X^TX itself can be recognised as proportional to the empirical sample covariance matrix of the dataset X^T.

The sample covariance Q between two of the different principal components over the dataset is given by:

{\displaystyle {\begin{aligned}Q(\mathrm {PC} _{(j)},\mathrm {PC} _{(k)})&\propto (\mathbf {X} \mathbf {w} _{(j)})^{T}(\mathbf {X} \mathbf {w} _{(k)})\\&=\mathbf {w} _{(j)}^{T}\mathbf {X} ^{T}\mathbf {X} \mathbf {w} _{(k)}\\&=\mathbf {w} _{(j)}^{T}\lambda _{(k)}\mathbf {w} _{(k)}\\&=\lambda _{(k)}\mathbf {w} _{(j)}^{T}\mathbf {w} _{(k)}\end{aligned}}}

where the eigenvalue property of w_(k) has been used to move from line 2 to line 3. However eigenvectors w_(j) and w_(k) corresponding to eigenvalues of a symmetric matrix are orthogonal (if the eigenvalues are different), or can be orthogonalised (if the vectors happen to share an equal repeated value). The product in the final line is therefore zero; there is no sample covariance between different principal components over the dataset.

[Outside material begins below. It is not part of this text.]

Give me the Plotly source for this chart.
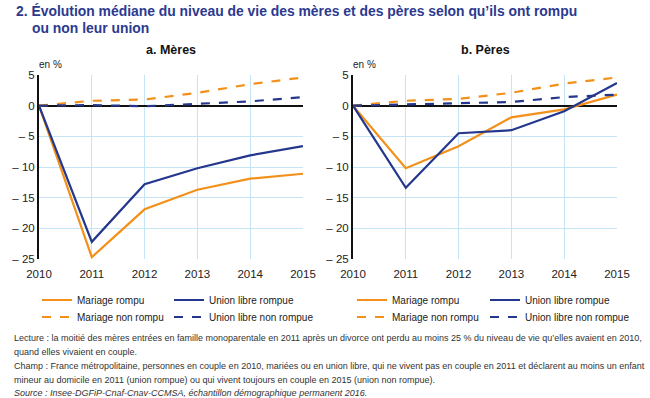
import plotly.graph_objects as go

years = [2010, 2011, 2012, 2013, 2014, 2015]

# a. Mères
meres_mariage_rompu = [0, -24.7, -16.9, -13.7, -11.9, -11.1]
meres_union_rompue = [0, -22.2, -12.8, -10.2, -8.1, -6.6]
meres_mariage_non_rompu = [0, 0.8, 1.0, 2.1, 3.5, 4.6]
meres_union_non_rompue = [0, 0.1, -0.1, 0.3, 0.7, 1.4]

# b. Pères
peres_mariage_rompu = [0, -10.2, -6.6, -1.9, -0.6, 1.8]
peres_union_rompue = [0, -13.4, -4.5, -4.0, -0.9, 3.7]
peres_mariage_non_rompu = [0, 0.8, 1.1, 2.1, 3.6, 4.6]
peres_union_non_rompue = [0, 0.2, 0.3, 0.6, 1.4, 1.8]

y_ticks = [5, 0, -5, -10, -15, -20, -25]
y_ticktext = ["5", "0", "– 5", "– 10", "– 15", "– 20", "– 25"]

ORANGE = "#F39019"
NAVY = "#24378C"
GRID = "#C5E4F5"
FONT = "Liberation Sans, Arial, sans-serif"

fig = go.Figure()

def add(x, y, name, color, dash, xa, ya, legend):
    fig.add_trace(go.Scatter(
        x=x, y=y, name=name, mode="lines",
        line=dict(color=color, width=2.2, dash=dash),
        xaxis=xa, yaxis=ya, legend=legend, hoverinfo="skip"))

add(years, meres_mariage_rompu, "Mariage rompu", ORANGE, "solid", "x", "y", "legend")
add(years, meres_union_rompue, "Union libre rompue", NAVY, "solid", "x", "y", "legend2")
add(years, meres_mariage_non_rompu, "Mariage non rompu", ORANGE, "dash", "x", "y", "legend3")
add(years, meres_union_non_rompue, "Union libre non rompue", NAVY, "dash", "x", "y", "legend4")

add(years, peres_mariage_rompu, "Mariage rompu", ORANGE, "solid", "x2", "y2", "legend5")
add(years, peres_union_rompue, "Union libre rompue", NAVY, "solid", "x2", "y2", "legend6")
add(years, peres_mariage_non_rompu, "Mariage non rompu", ORANGE, "dash", "x2", "y2", "legend7")
add(years, peres_union_non_rompue, "Union libre non rompue", NAVY, "dash", "x2", "y2", "legend8")

W, H = 650, 398
L, R, T, B = 39, 33, 75, 139
pw = W - L - R
ph = H - T - B
d1 = [0, (303 - L) / pw]
d2 = [(353 - L) / pw, 1]

def xax(domain, anchor):
    return dict(domain=domain, anchor=anchor, range=[2010, 2015], tickvals=years,
                showgrid=True, gridcolor=GRID, gridwidth=1, zeroline=False,
                showline=False, ticks="", ticklabelstandoff=6,
                tickfont=dict(size=11.5, color="#222", family=FONT),
                fixedrange=True)

def yax(anchor):
    return dict(domain=[0, 1], anchor=anchor, range=[-25, 5], tickvals=y_ticks,
                ticktext=y_ticktext, showgrid=True, gridcolor=GRID, gridwidth=1,
                zeroline=True, zerolinecolor="#111", zerolinewidth=1.6,
                showline=True, linecolor="#111", linewidth=2,
                ticks="", tickfont=dict(size=11.5, color="#222", family=FONT), fixedrange=True)

def px_x(p):
    return (p - L) / pw

def px_y(p):
    return (H - B - p) / ph

def leg(text_x, y):
    return dict(x=px_x(text_x - 40), y=px_y(y), xref="paper", yref="paper",
                xanchor="left", yanchor="middle", orientation="h",
                font=dict(size=10, color="#222", family=FONT), bgcolor="rgba(0,0,0,0)",
                itemwidth=30, borderwidth=0)

fig.update_layout(
    width=W, height=H, margin=dict(l=L, r=R, t=T, b=B, autoexpand=False),
    paper_bgcolor="white", plot_bgcolor="white",
    font=dict(family=FONT, color="#222"),
    xaxis=xax(d1, "y"), yaxis=yax("x"),
    xaxis2=xax(d2, "y2"), yaxis2=yax("x2"),
    legend=leg(77, 300),
    legend2=leg(209, 300),
    legend3=leg(77, 317),
    legend4=leg(209, 317),
    legend5=leg(392, 300),
    legend6=leg(525, 300),
    legend7=leg(392, 317),
    legend8=leg(525, 317),
    showlegend=True,
)

TITLE_C = "#2B3A8F"
annotations = [
    dict(text="<b>2. Évolution médiane du niveau de vie des mères et des pères selon qu’ils ont rompu</b>",
         x=px_x(14), y=px_y(11), xanchor="left", yanchor="middle",
         font=dict(size=13.9, color=TITLE_C, family=FONT)),
    dict(text="<b>ou non leur union</b>",
         x=px_x(30), y=px_y(28), xanchor="left", yanchor="middle",
         font=dict(size=13.9, color=TITLE_C, family=FONT)),
    dict(text="<b>a. Mères</b>", x=sum(d1) / 2, y=px_y(50), xanchor="center", yanchor="middle",
         font=dict(size=12.5, color="#111", family=FONT)),
    dict(text="<b>b. Pères</b>", x=sum(d2) / 2, y=px_y(50), xanchor="center", yanchor="middle",
         font=dict(size=12.5, color="#111", family=FONT)),
    dict(text="en %", x=px_x(37), y=px_y(64), xanchor="left", yanchor="middle",
         font=dict(size=10, color="#222", family=FONT)),
    dict(text="en %", x=px_x(351), y=px_y(64), xanchor="left", yanchor="middle",
         font=dict(size=10, color="#222", family=FONT)),
]
foot_lines = [
    "Lecture : la moitié des mères entrées en famille monoparentale en 2011 après un divorce ont perdu au moins 25 % du niveau de vie qu’elles avaient en 2010,",
    "quand elles vivaient en couple.",
    "Champ : France métropolitaine, personnes en couple en 2010, mariées ou en union libre, qui ne vivent pas en couple en 2011 et déclarent au moins un enfant",
    "mineur au domicile en 2011 (union rompue) ou qui vivent toujours en couple en 2015 (union non rompue).",
    "<i>Source : Insee-DGFiP-Cnaf-Cnav-CCMSA, échantillon démographique permanent 2016.</i>",
]
foot_y = [338, 352, 366, 380, 393]
for txt, yy in zip(foot_lines, foot_y):
    annotations.append(dict(text=txt, x=px_x(12), y=px_y(yy), xanchor="left", yanchor="middle",
                            font=dict(size=9.0, color="#333", family=FONT)))
for a in annotations:
    a.update(xref="paper", yref="paper", showarrow=False)
fig.update_layout(annotations=annotations)

fig.write_html("out.html", config={"displayModeBar": False},
               post_script="document.body.style.margin='0';")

Another way to characterise the principal components transformation is therefore as the transformation to coordinates which diagonalise the empirical sample covariance matrix.

In matrix form, the empirical covariance matrix for the original variables can be written

{\displaystyle \mathbf {Q} \propto \mathbf {X} ^{T}\mathbf {X} =\mathbf {W} \mathbf {\Lambda } \mathbf {W} ^{T}}

The empirical covariance matrix between the principal components becomes

{\displaystyle \mathbf {W} ^{T}\mathbf {Q} \mathbf {W} \propto \mathbf {W} ^{T}\mathbf {W} \,\mathbf {\Lambda } \,\mathbf {W} ^{T}\mathbf {W} =\mathbf {\Lambda } }

where Λ is the diagonal matrix of eigenvalues λ_(k) of X^TX. λ_(k) is equal to the sum of the squares over the dataset associated with each component k, that is, λ_(k) = Σ_i t_k²_(i) = Σ_i (x_(i) ⋅ w_(k))².